**EXERCISE:** Gather each line of the records where "this" appears.

**INPUT ROWS:**
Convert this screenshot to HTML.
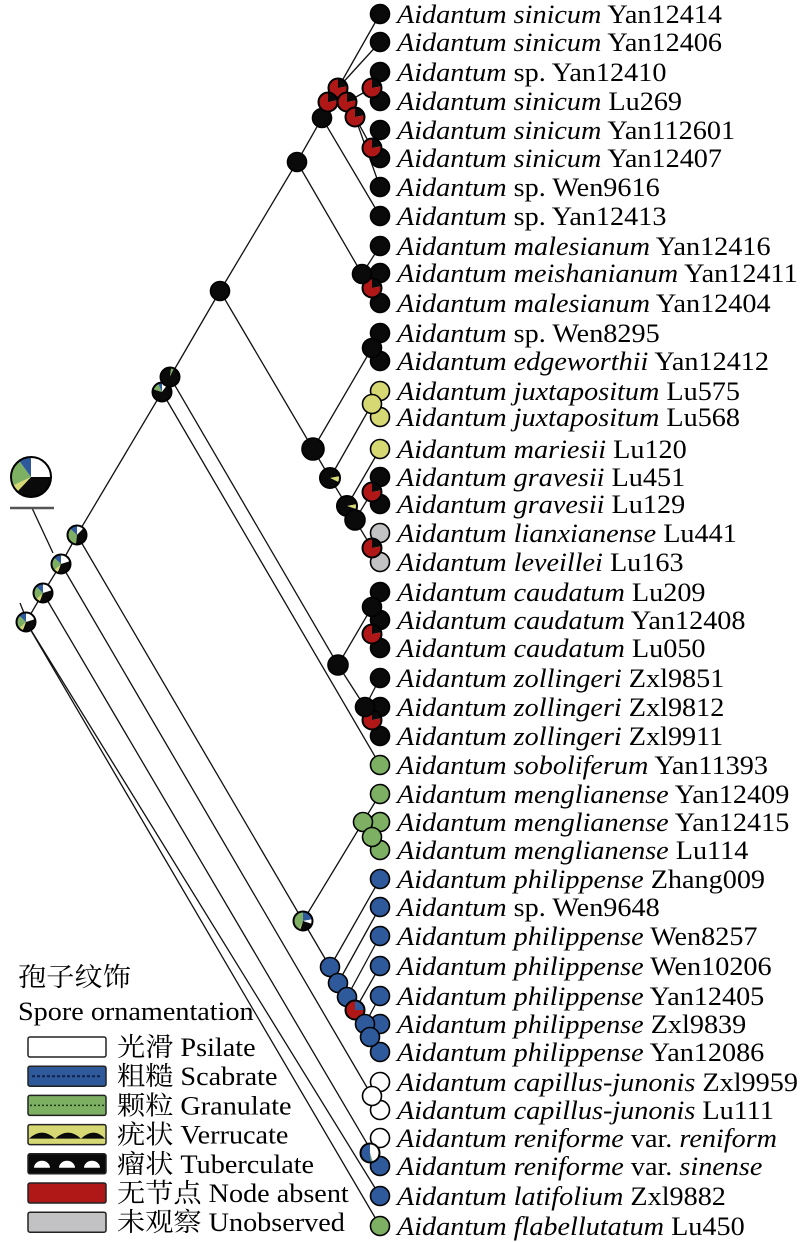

---

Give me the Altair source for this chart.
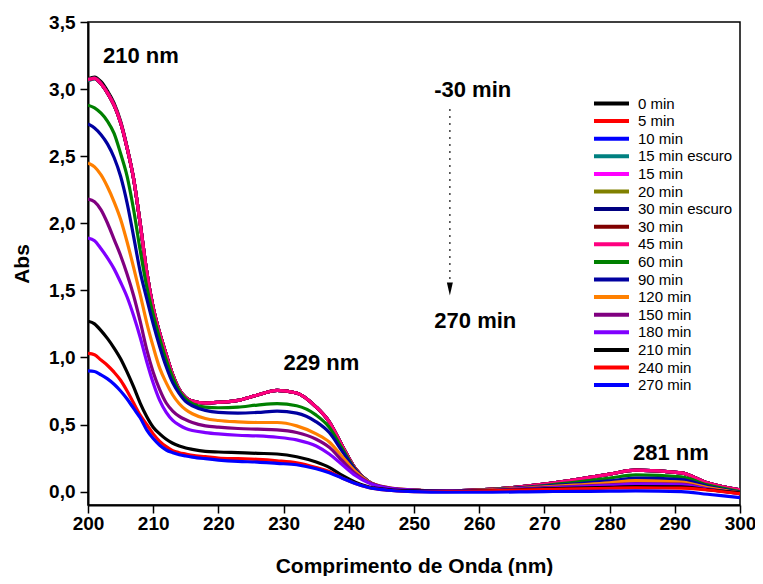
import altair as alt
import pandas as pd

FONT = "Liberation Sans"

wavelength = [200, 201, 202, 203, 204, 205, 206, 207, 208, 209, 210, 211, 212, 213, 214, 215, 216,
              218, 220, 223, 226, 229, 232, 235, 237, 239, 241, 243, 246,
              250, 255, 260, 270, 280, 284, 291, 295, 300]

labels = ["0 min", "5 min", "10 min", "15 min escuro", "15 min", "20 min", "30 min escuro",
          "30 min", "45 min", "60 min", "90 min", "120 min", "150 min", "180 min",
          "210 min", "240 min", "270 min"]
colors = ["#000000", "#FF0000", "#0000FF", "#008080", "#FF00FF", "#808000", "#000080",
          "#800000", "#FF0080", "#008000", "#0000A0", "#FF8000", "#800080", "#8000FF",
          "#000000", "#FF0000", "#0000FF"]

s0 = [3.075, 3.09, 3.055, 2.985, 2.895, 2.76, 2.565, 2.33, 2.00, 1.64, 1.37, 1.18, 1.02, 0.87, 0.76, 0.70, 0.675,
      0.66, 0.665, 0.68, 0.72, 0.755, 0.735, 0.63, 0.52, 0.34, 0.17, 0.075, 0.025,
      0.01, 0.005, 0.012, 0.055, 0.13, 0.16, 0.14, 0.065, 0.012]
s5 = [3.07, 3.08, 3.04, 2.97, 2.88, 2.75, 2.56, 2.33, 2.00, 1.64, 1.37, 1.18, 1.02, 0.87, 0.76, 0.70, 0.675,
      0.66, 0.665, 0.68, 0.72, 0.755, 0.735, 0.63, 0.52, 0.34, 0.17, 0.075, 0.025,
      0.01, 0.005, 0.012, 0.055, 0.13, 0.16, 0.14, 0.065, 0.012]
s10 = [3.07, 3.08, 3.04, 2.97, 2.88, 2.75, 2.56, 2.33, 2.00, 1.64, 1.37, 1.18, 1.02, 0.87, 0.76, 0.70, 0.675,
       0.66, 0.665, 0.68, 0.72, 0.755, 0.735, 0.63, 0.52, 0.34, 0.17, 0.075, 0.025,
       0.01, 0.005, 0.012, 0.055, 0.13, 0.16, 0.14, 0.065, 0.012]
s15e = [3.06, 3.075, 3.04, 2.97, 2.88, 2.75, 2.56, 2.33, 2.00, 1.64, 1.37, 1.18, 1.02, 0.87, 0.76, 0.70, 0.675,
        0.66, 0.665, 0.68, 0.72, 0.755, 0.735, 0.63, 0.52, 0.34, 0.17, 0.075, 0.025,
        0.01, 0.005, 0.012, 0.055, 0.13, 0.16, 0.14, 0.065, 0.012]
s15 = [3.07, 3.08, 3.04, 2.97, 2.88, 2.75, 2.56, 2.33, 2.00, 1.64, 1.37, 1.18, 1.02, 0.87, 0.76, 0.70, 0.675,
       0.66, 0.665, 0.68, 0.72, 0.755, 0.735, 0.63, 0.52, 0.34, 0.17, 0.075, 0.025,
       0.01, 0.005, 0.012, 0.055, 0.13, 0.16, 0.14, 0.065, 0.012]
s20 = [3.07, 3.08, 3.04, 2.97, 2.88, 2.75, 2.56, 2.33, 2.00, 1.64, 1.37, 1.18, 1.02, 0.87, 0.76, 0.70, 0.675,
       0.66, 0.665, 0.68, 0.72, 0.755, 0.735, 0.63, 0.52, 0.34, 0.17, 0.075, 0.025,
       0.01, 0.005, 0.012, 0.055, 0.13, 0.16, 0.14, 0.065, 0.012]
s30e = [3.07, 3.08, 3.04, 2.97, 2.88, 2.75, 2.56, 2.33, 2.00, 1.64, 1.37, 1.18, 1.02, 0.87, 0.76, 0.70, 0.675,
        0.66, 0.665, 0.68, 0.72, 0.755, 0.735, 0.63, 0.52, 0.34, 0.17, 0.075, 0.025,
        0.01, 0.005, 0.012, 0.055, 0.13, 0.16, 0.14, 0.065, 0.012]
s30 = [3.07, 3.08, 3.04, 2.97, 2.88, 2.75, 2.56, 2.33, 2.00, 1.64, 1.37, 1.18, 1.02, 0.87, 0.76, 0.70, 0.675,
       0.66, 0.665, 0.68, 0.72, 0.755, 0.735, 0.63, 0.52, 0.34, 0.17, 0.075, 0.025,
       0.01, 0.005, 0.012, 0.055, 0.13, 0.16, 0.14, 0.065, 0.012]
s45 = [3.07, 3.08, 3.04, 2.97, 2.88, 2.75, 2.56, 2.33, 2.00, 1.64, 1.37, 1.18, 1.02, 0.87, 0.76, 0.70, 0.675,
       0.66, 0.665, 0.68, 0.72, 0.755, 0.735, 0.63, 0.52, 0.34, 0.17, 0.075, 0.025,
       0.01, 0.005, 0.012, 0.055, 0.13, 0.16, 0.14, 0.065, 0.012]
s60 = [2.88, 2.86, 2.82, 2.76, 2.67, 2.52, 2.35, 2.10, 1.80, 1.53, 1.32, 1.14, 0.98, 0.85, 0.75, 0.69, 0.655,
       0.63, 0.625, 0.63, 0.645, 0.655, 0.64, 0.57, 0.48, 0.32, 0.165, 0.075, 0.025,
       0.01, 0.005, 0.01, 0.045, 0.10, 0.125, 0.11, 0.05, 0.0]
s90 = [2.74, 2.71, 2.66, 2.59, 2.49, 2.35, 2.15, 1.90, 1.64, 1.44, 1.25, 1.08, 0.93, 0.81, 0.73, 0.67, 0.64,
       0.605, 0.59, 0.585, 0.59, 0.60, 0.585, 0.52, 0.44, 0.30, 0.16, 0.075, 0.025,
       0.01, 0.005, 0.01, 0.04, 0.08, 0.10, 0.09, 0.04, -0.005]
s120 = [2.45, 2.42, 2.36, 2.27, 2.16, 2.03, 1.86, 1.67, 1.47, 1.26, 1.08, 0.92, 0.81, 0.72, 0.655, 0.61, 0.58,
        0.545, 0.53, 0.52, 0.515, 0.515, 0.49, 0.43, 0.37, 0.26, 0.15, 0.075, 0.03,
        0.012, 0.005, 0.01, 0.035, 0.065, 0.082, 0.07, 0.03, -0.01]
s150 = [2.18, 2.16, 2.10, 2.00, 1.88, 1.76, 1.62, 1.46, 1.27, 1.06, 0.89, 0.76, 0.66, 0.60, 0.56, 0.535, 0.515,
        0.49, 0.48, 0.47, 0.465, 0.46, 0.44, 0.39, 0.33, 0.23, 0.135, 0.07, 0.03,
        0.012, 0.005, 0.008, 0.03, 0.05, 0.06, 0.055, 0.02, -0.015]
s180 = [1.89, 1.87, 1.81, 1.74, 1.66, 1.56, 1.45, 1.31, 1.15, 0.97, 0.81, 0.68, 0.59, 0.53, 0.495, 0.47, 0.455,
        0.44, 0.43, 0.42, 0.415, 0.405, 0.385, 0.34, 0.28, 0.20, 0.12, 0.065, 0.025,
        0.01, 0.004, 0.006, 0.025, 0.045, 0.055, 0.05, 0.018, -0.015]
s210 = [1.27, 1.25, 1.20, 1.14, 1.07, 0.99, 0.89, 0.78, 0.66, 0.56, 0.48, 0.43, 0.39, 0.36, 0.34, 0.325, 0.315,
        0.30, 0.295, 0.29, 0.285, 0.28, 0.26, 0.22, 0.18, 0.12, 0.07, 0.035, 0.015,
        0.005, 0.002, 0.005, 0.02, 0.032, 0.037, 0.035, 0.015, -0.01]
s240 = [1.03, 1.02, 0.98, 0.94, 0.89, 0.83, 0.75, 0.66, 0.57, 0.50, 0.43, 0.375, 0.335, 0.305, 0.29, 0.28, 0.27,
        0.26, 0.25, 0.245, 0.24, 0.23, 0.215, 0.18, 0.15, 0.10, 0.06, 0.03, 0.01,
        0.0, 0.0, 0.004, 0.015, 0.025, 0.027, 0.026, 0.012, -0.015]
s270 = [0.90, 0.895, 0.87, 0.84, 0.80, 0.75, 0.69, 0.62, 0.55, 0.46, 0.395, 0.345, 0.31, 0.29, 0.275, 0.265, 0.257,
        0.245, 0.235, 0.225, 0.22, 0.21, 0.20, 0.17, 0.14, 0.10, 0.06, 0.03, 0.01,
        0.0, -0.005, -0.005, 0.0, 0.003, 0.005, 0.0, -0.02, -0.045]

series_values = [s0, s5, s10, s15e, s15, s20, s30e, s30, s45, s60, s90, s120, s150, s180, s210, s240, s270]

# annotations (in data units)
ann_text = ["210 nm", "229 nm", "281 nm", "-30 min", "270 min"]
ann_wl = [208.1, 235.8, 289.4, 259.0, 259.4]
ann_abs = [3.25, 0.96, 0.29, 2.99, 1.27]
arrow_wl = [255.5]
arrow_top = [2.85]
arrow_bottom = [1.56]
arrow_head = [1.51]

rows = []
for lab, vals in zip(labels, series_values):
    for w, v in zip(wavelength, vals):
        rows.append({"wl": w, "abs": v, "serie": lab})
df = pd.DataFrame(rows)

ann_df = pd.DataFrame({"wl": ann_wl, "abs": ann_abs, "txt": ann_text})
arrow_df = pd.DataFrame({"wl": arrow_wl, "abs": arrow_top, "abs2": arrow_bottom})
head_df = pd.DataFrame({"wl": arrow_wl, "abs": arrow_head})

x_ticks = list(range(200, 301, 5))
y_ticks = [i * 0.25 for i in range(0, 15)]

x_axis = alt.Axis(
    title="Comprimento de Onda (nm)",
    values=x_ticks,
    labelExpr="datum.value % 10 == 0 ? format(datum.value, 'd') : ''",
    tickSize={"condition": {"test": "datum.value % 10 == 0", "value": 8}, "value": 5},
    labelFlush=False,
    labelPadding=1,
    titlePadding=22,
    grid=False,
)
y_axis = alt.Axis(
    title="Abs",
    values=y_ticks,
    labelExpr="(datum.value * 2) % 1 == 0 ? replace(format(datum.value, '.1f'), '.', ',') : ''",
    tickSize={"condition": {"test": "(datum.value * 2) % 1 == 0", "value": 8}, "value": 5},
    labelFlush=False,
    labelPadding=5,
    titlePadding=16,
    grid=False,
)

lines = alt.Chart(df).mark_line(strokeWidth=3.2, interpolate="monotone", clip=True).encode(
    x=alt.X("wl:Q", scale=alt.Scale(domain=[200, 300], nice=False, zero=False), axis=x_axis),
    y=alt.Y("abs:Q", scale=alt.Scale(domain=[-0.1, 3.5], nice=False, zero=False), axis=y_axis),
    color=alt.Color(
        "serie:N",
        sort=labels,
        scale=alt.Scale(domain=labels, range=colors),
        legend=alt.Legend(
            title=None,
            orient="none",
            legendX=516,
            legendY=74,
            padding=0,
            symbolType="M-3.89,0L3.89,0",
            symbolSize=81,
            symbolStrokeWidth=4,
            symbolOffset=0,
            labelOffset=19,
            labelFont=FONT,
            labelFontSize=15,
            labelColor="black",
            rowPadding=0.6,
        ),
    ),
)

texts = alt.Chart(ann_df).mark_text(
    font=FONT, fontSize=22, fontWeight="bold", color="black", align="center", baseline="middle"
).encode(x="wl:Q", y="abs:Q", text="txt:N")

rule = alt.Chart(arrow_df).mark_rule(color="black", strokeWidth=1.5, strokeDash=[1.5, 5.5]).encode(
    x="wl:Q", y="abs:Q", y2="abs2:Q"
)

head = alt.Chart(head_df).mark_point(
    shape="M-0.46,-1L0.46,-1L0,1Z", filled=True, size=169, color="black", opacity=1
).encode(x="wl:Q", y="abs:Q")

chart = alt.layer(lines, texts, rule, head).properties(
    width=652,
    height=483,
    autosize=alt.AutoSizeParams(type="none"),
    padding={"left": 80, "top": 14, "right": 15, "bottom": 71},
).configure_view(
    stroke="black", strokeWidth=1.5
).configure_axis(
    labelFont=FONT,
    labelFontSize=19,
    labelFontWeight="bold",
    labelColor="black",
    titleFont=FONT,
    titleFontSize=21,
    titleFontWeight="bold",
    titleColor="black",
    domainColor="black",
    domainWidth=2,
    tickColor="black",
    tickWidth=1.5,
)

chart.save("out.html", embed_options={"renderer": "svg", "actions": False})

**FULL OUTPUT:**
Convert this screenshot to HTML.
Give me the Altair source for this chart.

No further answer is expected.